Тот, махнув рукой еще одному юноше, кивнул:
— Да, дядя Альберт, сейчас все сделаем.
В госпитале Амыра уже никто не терял. Весь медицинский персонал знал, что тот переехал в палату к Регине и там облюбовал себе угол. Двое старых друзей шептались. Регина не спала, просто лежала с закрытыми глазами и наслаждалась диалогом.
— Амыр, старый хрен, поднимись с пола. Пол каменный — отморозишь все самое ценное.
— Ну да, а ты-то хрен молодой! От пола до моих мозгов большое расстояние. Не переживай!
— Конечно, только о твоих мозгах и пекусь. Встань уже.
— Уже понял, о чем ты. Только прости, про то, что ты считаешь у меня самым ценным, при девочке не надо, не говори. Хотя мне лестно, спасибо. Только не следует ее смущать.
— Так тебе про то же самое! Не смущай кроху. Ее выхаживать надо. При тебе не все процедуры удобно проводить.

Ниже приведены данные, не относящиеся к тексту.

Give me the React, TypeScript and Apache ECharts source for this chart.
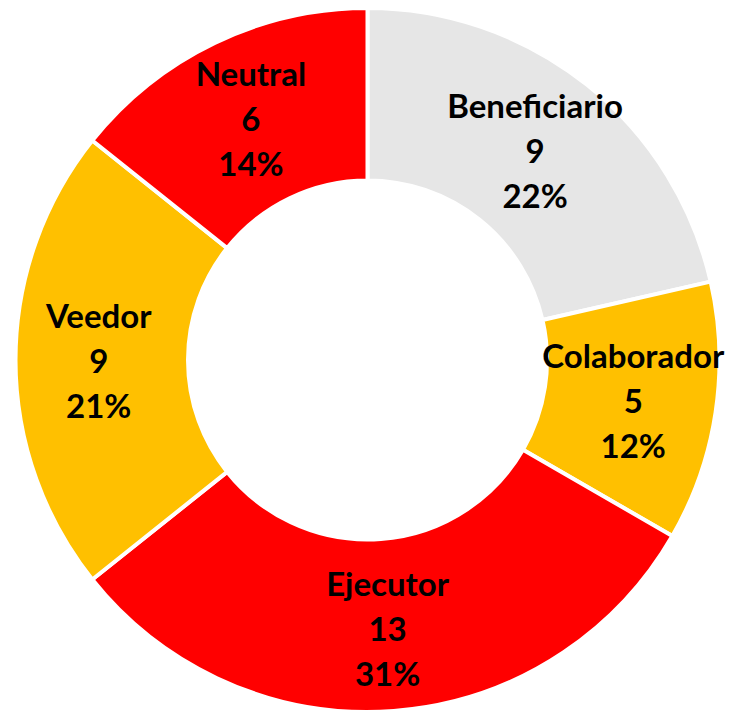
import React, { useEffect, useRef } from "react";
import * as echarts from "echarts";

const categories = ["Beneficiario", "Colaborador", "Ejecutor", "Veedor", "Neutral"];
const values = [9, 5, 13, 9, 6];
const percentLabels = ["22%", "12%", "31%", "21%", "14%"];
const colors = ["#E6E6E6", "#FFC000", "#FF0000", "#FFC000", "#FF0000"];

export default function App() {
  const ref = useRef<HTMLDivElement>(null);
  useEffect(() => {
    document.body.style.margin = "0";
    const chart = echarts.init(ref.current!, null, { renderer: "svg" });
    chart.setOption({
      animation: false,
      backgroundColor: "#ffffff",
      series: [
        {
          type: "pie",
          center: [367.5, 360],
          radius: [179.5, 352],
          startAngle: 90,
          clockwise: true,
          avoidLabelOverlap: false,
          itemStyle: { borderColor: "#ffffff", borderWidth: 4 },
          label: {
            show: true,
            position: "inside",
            color: "#000000",
            fontFamily: "Lato",
            fontWeight: "bold",
            fontSize: 33,
            lineHeight: 45,
            align: "center",
            formatter: (p: any) =>
              `${categories[p.dataIndex]}\n${values[p.dataIndex]}\n${percentLabels[p.dataIndex]}`,
          },
          labelLine: { show: false },
          emphasis: { disabled: true },
          data: categories.map((c, i) => ({
            name: c,
            value: values[i],
            itemStyle: { color: colors[i] },
          })),
        },
      ],
    });
    return () => chart.dispose();
  }, []);
  return <div ref={ref} style={{ width: 734, height: 712 }} />;
}
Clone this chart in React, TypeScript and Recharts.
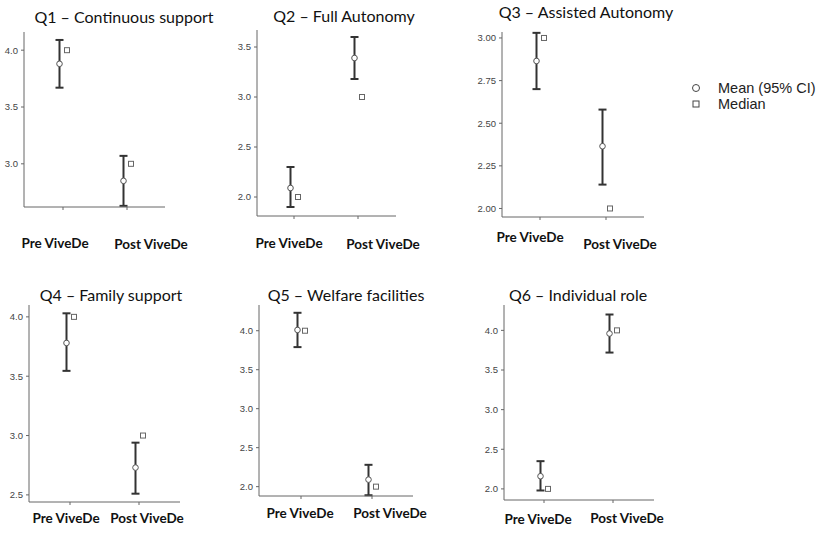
import { ComposedChart, Line, XAxis, YAxis, ErrorBar } from 'recharts';

const categories = ['Pre ViveDe', 'Post ViveDe'];
const titles = [
  'Q1 – Continuous support',
  'Q2 – Full Autonomy',
  'Q3 – Assisted Autonomy',
  'Q4 – Family support',
  'Q5 – Welfare facilities',
  'Q6 – Individual role',
];
const meanPre = [3.88, 2.09, 2.865, 3.78, 4.01, 2.16];
const meanPost = [2.85, 3.39, 2.365, 2.73, 2.09, 3.96];
const lowPre = [3.67, 1.9, 2.7, 3.545, 3.79, 1.98];
const highPre = [4.09, 2.3, 3.03, 4.03, 4.23, 2.35];
const lowPost = [2.63, 3.18, 2.14, 2.51, 1.89, 3.72];
const highPost = [3.07, 3.6, 2.58, 2.94, 2.28, 4.2];
const medianPre = [4, 2, 3, 4, 4, 2];
const medianPost = [3, 3, 2, 3, 2, 4];
const yTicks = [
  [3.0, 3.5, 4.0],
  [2.0, 2.5, 3.0, 3.5],
  [2.0, 2.25, 2.5, 2.75, 3.0],
  [2.5, 3.0, 3.5, 4.0],
  [2.0, 2.5, 3.0, 3.5, 4.0],
  [2.0, 2.5, 3.0, 3.5, 4.0],
];

// plot boxes in page pixels: x0,x1,y0,y1, category tick x, label centres, title centre
const layout = [
  { x0: 24, x1: 165, y0: 32, y1: 207, dom: [2.62, 4.16], t: [63, 127], lab: [[55, 243], [151, 244]], title: [124, 17], dp: 1 },
  { x0: 257, x1: 396, y0: 30, y1: 216, dom: [1.81, 3.67], t: [294, 358], lab: [[289, 243], [383, 244]], title: [344, 16], dp: 1 },
  { x0: 502, x1: 644, y0: 32, y1: 217, dom: [1.95, 3.035], t: [540, 606], lab: [[530, 237], [620, 244]], title: [586, 12], dp: 2 },
  { x0: 29, x1: 180, y0: 305, y1: 502, dom: [2.44, 4.1], t: [70, 139], lab: [[66, 518], [147, 518]], title: [111, 295], dp: 1 },
  { x0: 259, x1: 413, y0: 305, y1: 496, dom: [1.88, 4.33], t: [301, 372], lab: [[300, 513], [390, 513]], title: [346, 295], dp: 1 },
  { x0: 504, x1: 654, y0: 305, y1: 500, dom: [1.86, 4.32], t: [544, 613], lab: [[538, 519], [627, 518]], title: [578, 295], dp: 1 },
];

const TITLE_FONT = 'Lato, "Open Sans", sans-serif';
const MT = 25;
const MR = 40;
const YW = 40;
const XH = 45;

const MeanDot = (p: any) =>
  p.cx == null ? null : <circle cx={p.cx} cy={p.cy} r={2.8} fill="#fff" stroke="#555" strokeWidth={1} />;
const MedianDot = (p: any) =>
  p.cx == null ? null : (
    <rect x={p.cx - 2.5} y={p.cy - 2.5} width={5} height={5} fill="#fff" stroke="#666" strokeWidth={1} />
  );

function Panel({ i }: { i: number }) {
  const L = layout[i];
  const left = L.x0 - YW;
  const top = L.y0 - MT;
  const w = L.x1 - L.x0 + YW + MR;
  const h = L.y1 - L.y0 + MT + XH;
  const data = categories.map((c, k) => {
    const mean = k === 0 ? meanPre[i] : meanPost[i];
    const lo = k === 0 ? lowPre[i] : lowPost[i];
    const hi = k === 0 ? highPre[i] : highPost[i];
    return { group: c, mean, ci: [mean - lo, hi - mean], median: k === 0 ? medianPre[i] : medianPost[i] };
  });
  const pl = L.t[0] - L.x0;
  const pr = L.x1 - L.t[1];

  const Tick = (p: any) => {
    const [lx, ly] = L.lab[p.index];
    return (
      <text
        x={lx - left}
        y={ly - top + 5}
        textAnchor="middle"
        fontFamily={TITLE_FONT}
        fontWeight={700}
        fontSize={13.5}
        fill="#111"
      >
        {p.payload.value}
      </text>
    );
  };

  return (
    <div style={{ position: 'absolute', left, top }}>
      <ComposedChart width={w} height={h} data={data} margin={{ top: MT, right: MR, left: 0, bottom: 0 }}>
        <XAxis
          xAxisId="main"
          dataKey="group"
          type="category"
          scale="point"
          padding={{ left: pl, right: pr }}
          height={XH}
          stroke="#666"
          tickSize={3}
          tick={<Tick />}
          interval={0}
        />
        <XAxis xAxisId="mean" dataKey="group" type="category" scale="point" hide padding={{ left: pl - 3.5, right: pr + 3.5 }} />
        <XAxis xAxisId="median" dataKey="group" type="category" scale="point" hide padding={{ left: pl + 4, right: pr - 4 }} />
        <YAxis
          type="number"
          domain={L.dom}
          ticks={yTicks[i]}
          width={YW}
          stroke="#666"
          tickSize={3}
          tickMargin={3}
          tickFormatter={(v: number) => v.toFixed(L.dp)}
          tick={{ fontSize: 9.5, fill: '#444', fontFamily: 'Liberation Sans, Arial, sans-serif' }}
          allowDataOverflow
        />
        <Line xAxisId="median" dataKey="median" stroke="none" dot={<MedianDot />} activeDot={false} isAnimationActive={false} />
        <Line xAxisId="mean" dataKey="mean" stroke="none" dot={<MeanDot />} activeDot={false} isAnimationActive={false}>
          <ErrorBar dataKey="ci" direction="y" width={4} strokeWidth={2} stroke="#333" />
        </Line>
      </ComposedChart>
    </div>
  );
}

export default function App() {
  return (
    <div style={{ position: 'absolute', left: 0, top: 0, width: 824, height: 534, background: '#fff', overflow: 'hidden' }}>
      {titles.map((t, i) => (
        <div
          key={t}
          style={{
            position: 'absolute',
            left: layout[i].title[0] - 150,
            top: layout[i].title[1] - 11,
            width: 300,
            lineHeight: '22px',
            textAlign: 'center',
            fontFamily: TITLE_FONT,
            fontSize: 16,
            color: '#111',
            whiteSpace: 'nowrap',
          }}
        >
          {t}
        </div>
      ))}
      {layout.map((_, i) => (
        <Panel key={i} i={i} />
      ))}
      <div style={{ position: 'absolute', left: 690, top: 80, fontFamily: 'Liberation Sans, Arial, sans-serif', fontSize: 14.5, color: '#222', lineHeight: '16px' }}>
        <div style={{ display: 'flex', alignItems: 'center' }}>
          <svg width={12} height={12} style={{ marginRight: 16 }}>
            <circle cx={6} cy={6} r={3.5} fill="#fff" stroke="#444" strokeWidth={1} />
          </svg>
          Mean (95% CI)
        </div>
        <div style={{ display: 'flex', alignItems: 'center' }}>
          <svg width={12} height={12} style={{ marginRight: 16 }}>
            <rect x={3} y={3} width={6} height={6} fill="#fff" stroke="#444" strokeWidth={1} />
          </svg>
          Median
        </div>
      </div>
    </div>
  );
}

Иди уже в соседнюю палату, куда тебя определили.
— Если что — отвернусь. Ты не понимаешь. Я должен быть здесь. Ее охранять надо!
— Совсем свихнулся. От кого охранять? Может психиатра пригласить, пусть на тебя посмотрит?
— Иди уже, Леха, иди! Зови кого хочешь. Не мешай выздоравливать. Какой-то ты назойливый доктор. Иди, там тебя другие пациенты ждут. Вот что в тебе самого ценного, так это золотые руки. Остальное можно выкинуть.
Лоор поднялся и, ворча, пошел из палаты:
— Иди-иди. Слыхано ли такое, чтобы больной доктором командовал? А вот у нас имеются такие экземпляры, можете прийти, полюбоваться, особенно на тех, у кого отмороженные… гм, мозги!
— Дежурный, — начмед поднес к губам рацию, — в пятую палату перенесите вторую кровать.
Тимур читал показания врача Константина Сабина об опытах в лаборатории Тригорской и старался не скрипеть зубами. За соседним столом сидел его однополчанин, который помог добыть «сей опус», как он выразился, и кривил губы. Мужчины все понимали, исследовательский интерес, азарт ученого, они могли понять желание прославиться, но опыты на двух девочках, которые длились годами? Это было уже за гранью понимания взрослого здорового человека. Так считали оба.